The selection of designers included in the book is of course subjective, but this is every author’s sacred right. It does not mean, though, that it is unsubstantiated. The book presents authors from various generations, all of whom are active today, proficient in latest technologies and traditional methods of production, and do well on the Polish market and abroad. The designs illustrate the stable position that the modernist tradition enjoys in Poland. Our designers often reach for functionalist formulas, are careful to use technology correctly; their works are a good example of ‘noble simplicity’ and fidelity to the ‘less is more’ principle. This is also not excessively experimental or costly design. It still factors the relatively limited financial resources of the Polish consumer into the creative process, nevertheless preserving the highest standards, succeeding in being both agreeable and functional. However, the book does not talk about graphic design, also a domain that contributes to the value of Polish design. This restriction, however, was deliberately imposed by the authors, who wanted to concentrate on product design. In other words, the book should not be treated as a knowledge compendium but rather as an indication of specific, quality trends that deserve to be appreciated.

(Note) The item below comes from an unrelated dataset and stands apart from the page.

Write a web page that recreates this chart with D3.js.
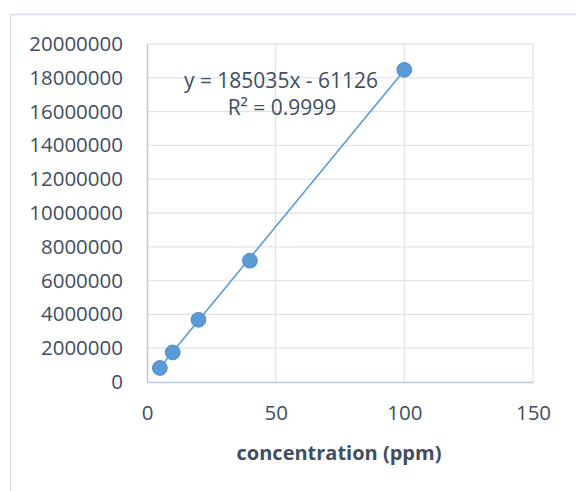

Polish Design: Uncut is also, indirectly, a book about those that are invisible in its pages, i.e. the consumers of Polish products. Polish design must first of all find buyers in its own country. Only then can it, hopefully, find recognition in the world. We can thus see that the group of buyers interested in good domestic design is increasing, which is why the demand for new products is on the rise. The book is therefore also a story about the middle class that not only exists but also can wisely choose and readily buy things that were made in Poland. At the same time, Polish Design may be treated as a hand book that presents worthy models and educates people on high quality design. Everyone interested in their own environment should read this volume. It is also mandatory reading for students, professors and all people that work in contemporary Polish design. As any story written in the heat of the moment, Polish Design: Uncut does not form any general conclusions. It points out and describes the nature of the changes that are happening around us and inspires us to take further actions.